My Journey With:

Hypermobile Ehlers-Danlos syndrome (hEDS) ~ Postural Orthostatic Tachycardia Syndrome (POTS) ~ Focal Impaired Awareness Seizures (Complex Partial Seizures) ~ Fibromyalgia ~ Chronic Myofascial Pain (CMP) ~ Polycystic Ovarian Syndrome (PCOS) ~ TMJ Dysfunction ~ Bipolar I Rapid Cycling With Psychosis ~ Migraines ~ Obsessive Compulsive Disorder (My OCD is currently in remission except for hoarding) ~ Keratosis Pilaris (KP) ~ Complex-Post-Traumatic Stress Disorder (C-PTSD) ~ Panic Disorder ~ Generalized Anxiety Disorder (GAD) ~ Social Anxiety Disorder (SAD) ~ Non-suicidal Self-Injury (NSSI or SI) ~ Painful Piezogenic Pedal Papules ~ Hashimoto's Thyroiditis (Autoimmune Hypothyroidism) ~ Irritable Bowel Syndrome ~ Seasonal Affective Disorder (SAD) ~ Multiple Phobias ~ Chronic Headaches

Thursday, June 28, 2012

"DIfferently-abled?" Shut Up. Just. Shut. Up.


Spoonie. Disabled. Crippled. Gimp. Handicapped. Out of Commission. Burden. Deffective. Bedridden. Broken. Damaged. Enfeebled. Housebound. Lame. Laid up.

 Some of these words I call myself, but if I were called some of these words I would offended to no end, not to mention angry. It angers me just as much, though, when someone corrects me and tells me I'm not "disabled," I'm "differently-abled." I haven't had someone tell me I'm not "handicapped," but "handi-capable," yet, but it will piss me off just as much. I probably haven't heard it because I don't refer to myself as handicapped. I do, however, call myself a spoonie and disabled. Those words don't offend me, but when someone who has no disabilities thinks they'll somehow change my life by using a stupid made up word, well, that pisses me off. When someone who isn't disabled corrects me, I feel belittled, annoyed, and angry. If you're not living my life, and aren't even disabled at all, you don't have a right to correct me. Yes, I have abilities that I've always had, such as writing, crafts, and scrapbooking. That has nothing to do with being physically disabled, though, or disabled with mental illness, as most of us have some ability, whether it's a physical, mental, or spiritual one. It's like that person thinks just because I'm disabled my life must suck so they need to give me a bit of hope, because, of course, it is their duty as an able-bodied person. My life doesn't suck, and I don't want anyone either feeling sorry for me or thinking that they have to rescue me from my sucky life by giving me advice. Maybe this doesn't bother some people, but it does me. I know people don't realize they aren't being helpful, but perhaps they need to stop, think, and put themselves in the shoes of a disabled person's. I've thought before about saying "Ooo, wow, I never thought of it that way! You just changed my life!" I would say this sarcastically, of course. I have a feeling, though, that most people would totally miss the sarcasm and say "You're welcome. Glad I could change your life [with one made up word]!"

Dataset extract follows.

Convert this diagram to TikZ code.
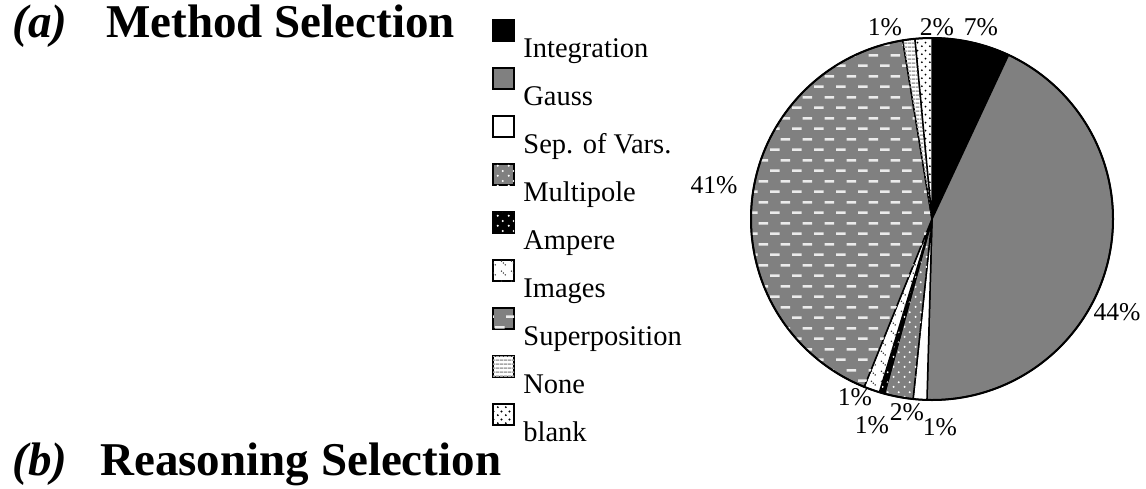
\documentclass[tikz,border=0pt]{standalone}
\usepackage{fontspec}
\setmainfont{Liberation Serif}
\usetikzlibrary{patterns}

\definecolor{midgray}{gray}{0.5}

% fill patterns of the chart
\pgfdeclarepatternformonly{dashrows}{\pgfqpoint{0pt}{0pt}}{\pgfqpoint{11pt}{10.7pt}}{\pgfqpoint{11pt}{10.7pt}}{
  \pgfpathrectangle{\pgfqpoint{0pt}{0pt}}{\pgfqpoint{5pt}{1.3pt}}
  \pgfpathrectangle{\pgfqpoint{5.5pt}{5.35pt}}{\pgfqpoint{5pt}{1.3pt}}
  \pgfusepath{fill}}
\pgfdeclarepatternformonly{sparsedots}{\pgfqpoint{0pt}{0pt}}{\pgfqpoint{5.5pt}{5pt}}{\pgfqpoint{5.5pt}{5pt}}{
  \pgfpathcircle{\pgfqpoint{1.4pt}{1.2pt}}{0.6pt}
  \pgfpathcircle{\pgfqpoint{4.1pt}{3.7pt}}{0.6pt}
  \pgfusepath{fill}}
\pgfdeclarepatternformonly{finedots}{\pgfqpoint{0pt}{0pt}}{\pgfqpoint{4pt}{4pt}}{\pgfqpoint{4pt}{4pt}}{
  \pgfpathcircle{\pgfqpoint{1pt}{1pt}}{0.55pt}
  \pgfpathcircle{\pgfqpoint{3pt}{3pt}}{0.55pt}
  \pgfusepath{fill}}
\pgfdeclarepatternformonly{diagdots}{\pgfqpoint{0pt}{0pt}}{\pgfqpoint{5pt}{5pt}}{\pgfqpoint{5pt}{5pt}}{
  \pgfpathcircle{\pgfqpoint{0.8pt}{4.2pt}}{0.45pt}
  \pgfpathcircle{\pgfqpoint{1.8pt}{3.2pt}}{0.45pt}
  \pgfpathcircle{\pgfqpoint{2.8pt}{2.2pt}}{0.45pt}
  \pgfusepath{fill}}
\pgfdeclarepatternformonly{hstripes}{\pgfqpoint{0pt}{0pt}}{\pgfqpoint{2pt}{2pt}}{\pgfqpoint{2pt}{2pt}}{
  \pgfpathrectangle{\pgfqpoint{0pt}{0pt}}{\pgfqpoint{2pt}{1pt}}
  \pgfusepath{fill}}

\tikzset{
  title/.style={anchor=base west, inner sep=0pt, font=\fontsize{23.5}{28}\selectfont\bfseries},
  legtext/.style={anchor=base west, inner sep=0pt, font=\fontsize{14.25}{17}\selectfont},
  legbox/.style={draw, line width=0.75pt, minimum size=10.5pt, inner sep=0pt},
  pct/.style={anchor=base, inner sep=0pt, font=\fontsize{12.8}{15}\selectfont},
  wedge/.style={draw, line width=0.75pt},
  sInt/.style={fill=black},
  sGauss/.style={fill=midgray},
  sSep/.style={fill=white},
  sMulti/.style={fill=midgray, postaction={pattern=sparsedots, pattern color=white}},
  sAmpere/.style={fill=black, postaction={pattern=sparsedots, pattern color=white}},
  sImages/.style={fill=white, postaction={pattern=diagdots, pattern color=black!80}},
  sSuper/.style={fill=midgray, postaction={pattern=dashrows, pattern color=white!92!black}},
  sNone/.style={fill=white, postaction={pattern=hstripes, pattern color=midgray!70}},
  sBlank/.style={fill=white, postaction={pattern=finedots, pattern color=black}},
}

\begin{document}
\begin{tikzpicture}[x=0.5pt, y=-0.5pt]
  \useasboundingbox (0,0) rectangle (1146,488);

  % titles
  \node[title] (ta) at (12, 37) {\itshape (a)};
  \node[title] (ma) at (106, 37) {Method Selection};
  \node[title] (tb) at (12, 475) {\itshape (b)};
  \node[title] (mb) at (100, 475) {Reasoning Selection};

  % legend
  \node[legbox, sInt]     (kInt)     at (503.5, 30.5) {};
  \node[legbox, sGauss]   (kGauss)   at (503.5, 78.5) {};
  \node[legbox, sSep]     (kSep)     at (503.5, 126.5) {};
  \node[legbox, sMulti]   (kMulti)   at (503.5, 174.5) {};
  \node[legbox, sAmpere]  (kAmpere)  at (503.5, 222.5) {};
  \node[legbox, sImages]  (kImages)  at (503.5, 270.5) {};
  \node[legbox, sSuper]   (kSuper)   at (503.5, 318.5) {};
  \node[legbox, sNone]    (kNone)    at (503.5, 366.5) {};
  \node[legbox, sBlank]   (kBlank)   at (503.5, 414.5) {};

  \node[legtext] (tInt)    at (523, 57)  {Integration};
  \node[legtext] (tGauss)  at (523, 105) {Gauss};
  \node[legtext] (tSep)    at (523, 153) {Sep. of Vars.};
  \node[legtext] (tMulti)  at (523, 201) {Multipole};
  \node[legtext] (tAmpere) at (523, 249) {Ampere};
  \node[legtext] (tImages) at (523, 297) {Images};
  \node[legtext] (tSuper)  at (523, 345) {Superposition};
  \node[legtext] (tNone)   at (523, 393) {None};
  \node[legtext] (tBlank)  at (523, 441) {blank};

  % pie
  \coordinate (pc) at (932, 219);
  \draw[wedge, sInt]    (pc) -- ++(-90:181) arc[start angle=-90, end angle=-65, radius=181] -- cycle;
  \draw[wedge, sGauss]  (pc) -- ++(-65:181) arc[start angle=-65, end angle=91.6, radius=181] -- cycle;
  \draw[wedge, sSep]    (pc) -- ++(91.6:181) arc[start angle=91.6, end angle=96, radius=181] -- cycle;
  \draw[wedge, sMulti]  (pc) -- ++(96:181) arc[start angle=96, end angle=105.2, radius=181] -- cycle;
  \draw[wedge, sAmpere] (pc) -- ++(105.2:181) arc[start angle=105.2, end angle=106.9, radius=181] -- cycle;
  \draw[wedge, sImages] (pc) -- ++(106.9:181) arc[start angle=106.9, end angle=112, radius=181] -- cycle;
  \draw[wedge, sSuper]  (pc) -- ++(112:181) arc[start angle=112, end angle=260.7, radius=181] -- cycle;
  \draw[wedge, sNone]   (pc) -- ++(260.7:181) arc[start angle=260.7, end angle=264.6, radius=181] -- cycle;
  \draw[wedge, sBlank]  (pc) -- ++(264.6:181) arc[start angle=264.6, end angle=270, radius=181] -- cycle;
  \draw[line width=1pt] (pc) circle[radius=181];

  % percentages
  \node[pct] (pInt)    at (981, 35)   {7\%};
  \node[pct] (pBlank)  at (937, 35)   {2\%};
  \node[pct] (pNone)   at (885, 35)   {1\%};
  \node[pct] (pSuper)  at (714, 193)  {41\%};
  \node[pct] (pGauss)  at (1117, 320) {44\%};
  \node[pct] (pImages) at (855, 405)  {1\%};
  \node[pct] (pMulti)  at (907, 420)  {2\%};
  \node[pct] (pAmpere) at (872, 433)  {1\%};
  \node[pct] (pSep)    at (940, 435)  {1\%};
\end{tikzpicture}
\end{document}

Am I the only one annoyed by this?

2 comments:

  1. The ones that get me, are when I mention something that's gone wrong in my life, and people say, "Well at least you have your health" because, really, I don't "look sick." I have to then choose whether to shrug it off, because they didn't know, or if I'm in a particularly bitchy, or informative mood, I'll say "No, actually, I don't have my health, I may look like I do, but on the inside, I've got the joints of a 90 year old, and a compromised immune system. What you see as "health" when you look at me is the mask I wear to keep good-intentioned people from nosing around in my personal life."

    So, to sum up, I totally agree with you.

    P.S. I call myself disabled, a gimp, defective, and a cripple... As well as a mutant. For some reason, they're the words I prefer.